- OBJECTIVE -
In this exercise, the entries below include pictures. Repeat exactly the lines from the line with "Give me the matplotlib source for this chart." to the line with "plt.rcParams['font.family'] = ['Lato', 'DejaVu", including both, but without the pictures.
=== TASK MATERIAL ===
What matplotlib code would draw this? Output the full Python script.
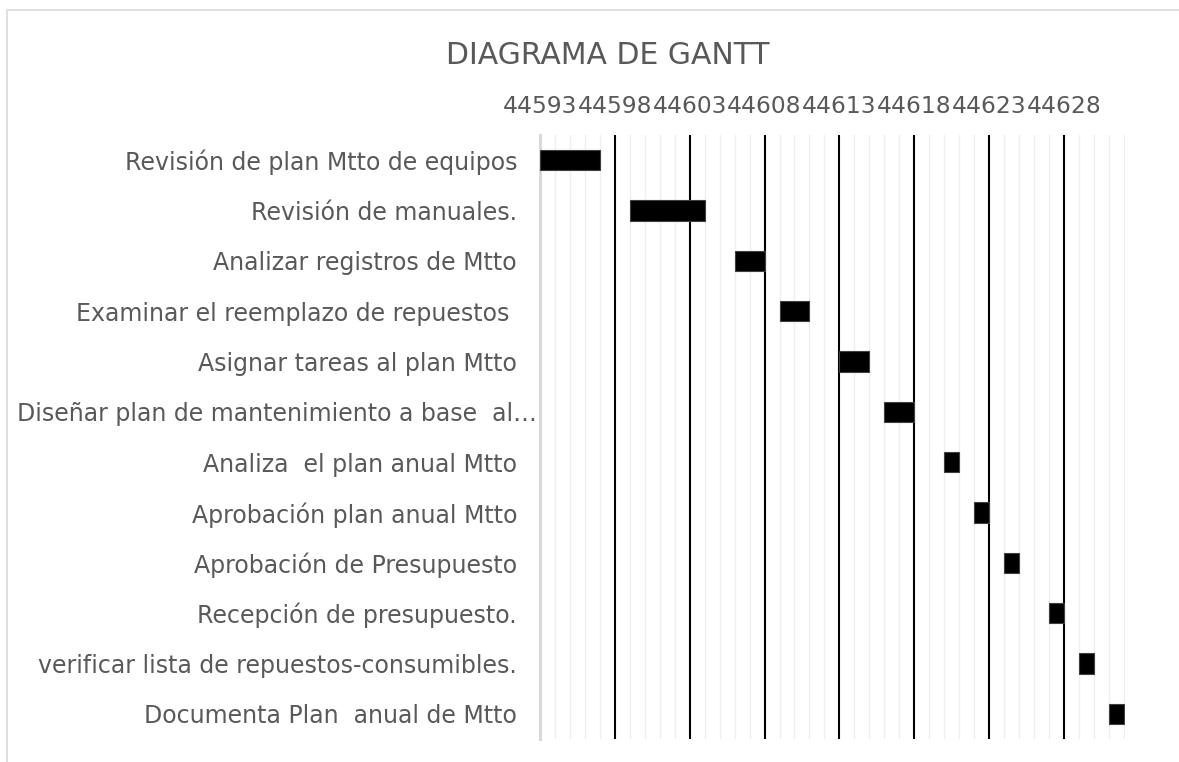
===
=== TASK MATERIAL ===
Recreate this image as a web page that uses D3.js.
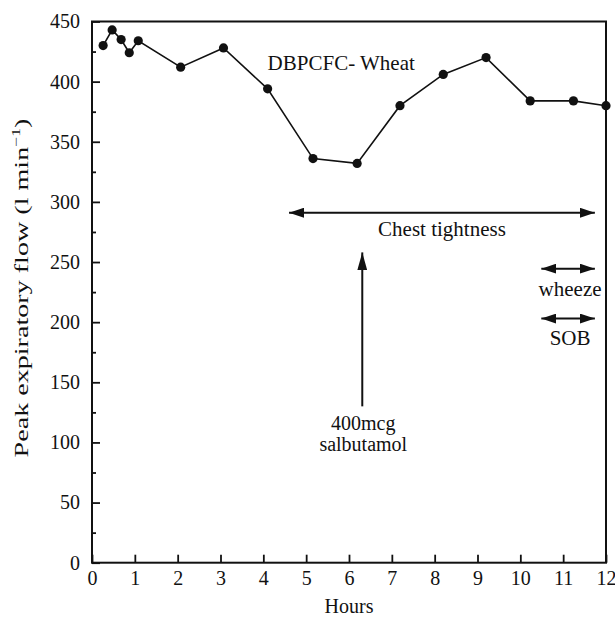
===
=== TASK MATERIAL ===
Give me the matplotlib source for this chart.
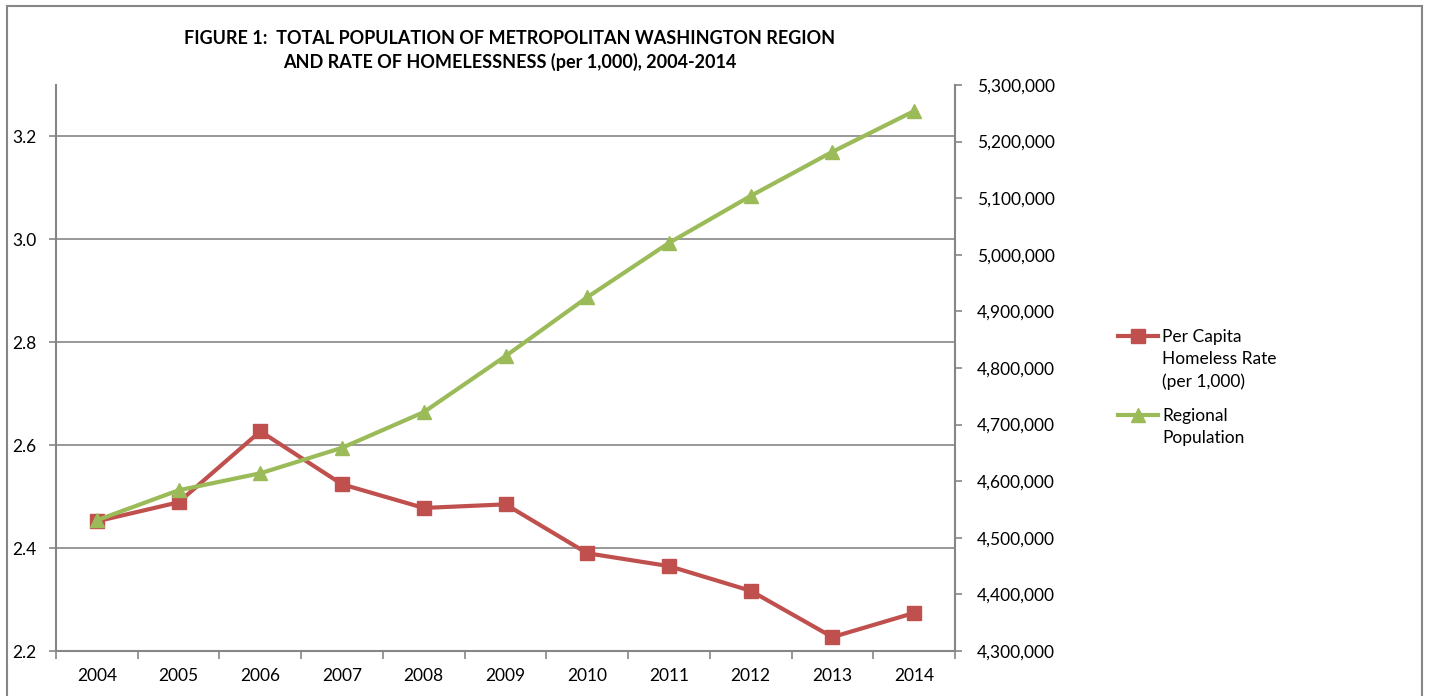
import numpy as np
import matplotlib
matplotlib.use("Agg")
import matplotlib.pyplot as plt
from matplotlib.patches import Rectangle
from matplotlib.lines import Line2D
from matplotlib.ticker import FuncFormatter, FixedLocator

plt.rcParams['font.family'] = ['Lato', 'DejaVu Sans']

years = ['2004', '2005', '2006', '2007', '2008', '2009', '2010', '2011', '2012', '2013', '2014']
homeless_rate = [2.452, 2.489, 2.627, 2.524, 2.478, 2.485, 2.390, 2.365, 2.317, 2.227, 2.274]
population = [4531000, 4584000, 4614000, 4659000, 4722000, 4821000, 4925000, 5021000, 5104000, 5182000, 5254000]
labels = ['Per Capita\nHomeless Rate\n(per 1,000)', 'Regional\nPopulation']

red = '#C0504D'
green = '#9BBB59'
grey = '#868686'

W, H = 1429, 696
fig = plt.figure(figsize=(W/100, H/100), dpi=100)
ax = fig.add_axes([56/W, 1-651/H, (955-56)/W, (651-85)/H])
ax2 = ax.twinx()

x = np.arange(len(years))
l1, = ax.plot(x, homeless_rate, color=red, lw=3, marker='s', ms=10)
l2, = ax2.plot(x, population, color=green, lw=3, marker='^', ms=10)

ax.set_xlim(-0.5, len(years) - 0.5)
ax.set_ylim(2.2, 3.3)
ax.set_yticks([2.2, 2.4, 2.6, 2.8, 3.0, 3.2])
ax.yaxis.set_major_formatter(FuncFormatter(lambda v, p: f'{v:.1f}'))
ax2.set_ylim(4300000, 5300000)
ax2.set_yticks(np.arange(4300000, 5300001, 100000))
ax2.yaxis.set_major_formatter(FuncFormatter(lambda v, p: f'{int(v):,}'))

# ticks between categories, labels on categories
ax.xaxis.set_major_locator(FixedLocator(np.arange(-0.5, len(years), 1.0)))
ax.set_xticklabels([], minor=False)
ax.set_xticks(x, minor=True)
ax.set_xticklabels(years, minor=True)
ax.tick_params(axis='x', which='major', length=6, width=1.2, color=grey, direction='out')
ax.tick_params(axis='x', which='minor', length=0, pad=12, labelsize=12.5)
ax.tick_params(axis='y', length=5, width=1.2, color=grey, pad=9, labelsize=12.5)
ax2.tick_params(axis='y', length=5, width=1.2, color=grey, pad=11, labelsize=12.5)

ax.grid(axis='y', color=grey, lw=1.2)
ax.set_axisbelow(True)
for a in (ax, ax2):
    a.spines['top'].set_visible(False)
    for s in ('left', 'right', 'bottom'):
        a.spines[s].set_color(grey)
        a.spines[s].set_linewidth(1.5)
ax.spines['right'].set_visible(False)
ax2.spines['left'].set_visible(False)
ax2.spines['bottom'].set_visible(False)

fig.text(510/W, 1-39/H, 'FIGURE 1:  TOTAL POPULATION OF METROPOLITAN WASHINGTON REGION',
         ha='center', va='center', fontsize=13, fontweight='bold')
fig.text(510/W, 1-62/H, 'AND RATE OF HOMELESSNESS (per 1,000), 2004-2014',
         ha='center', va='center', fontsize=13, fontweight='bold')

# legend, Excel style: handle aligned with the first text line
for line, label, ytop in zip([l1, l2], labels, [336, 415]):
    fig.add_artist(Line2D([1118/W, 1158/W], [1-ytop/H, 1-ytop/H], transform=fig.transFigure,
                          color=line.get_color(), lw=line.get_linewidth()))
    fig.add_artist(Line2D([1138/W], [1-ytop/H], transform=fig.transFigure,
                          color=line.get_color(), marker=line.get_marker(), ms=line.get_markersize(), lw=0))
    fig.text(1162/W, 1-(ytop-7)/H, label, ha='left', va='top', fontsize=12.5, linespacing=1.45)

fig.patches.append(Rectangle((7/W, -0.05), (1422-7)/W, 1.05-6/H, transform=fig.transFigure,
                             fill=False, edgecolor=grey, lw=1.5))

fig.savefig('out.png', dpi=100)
===
- ANSWER -
Give me the matplotlib source for this chart.
import numpy as np
import matplotlib
matplotlib.use("Agg")
import matplotlib.pyplot as plt
from matplotlib.patches import Rectangle
from matplotlib.lines import Line2D
from matplotlib.ticker import FuncFormatter, FixedLocator

plt.rcParams['font.family'] = ['Lato', 'DejaVu Sans']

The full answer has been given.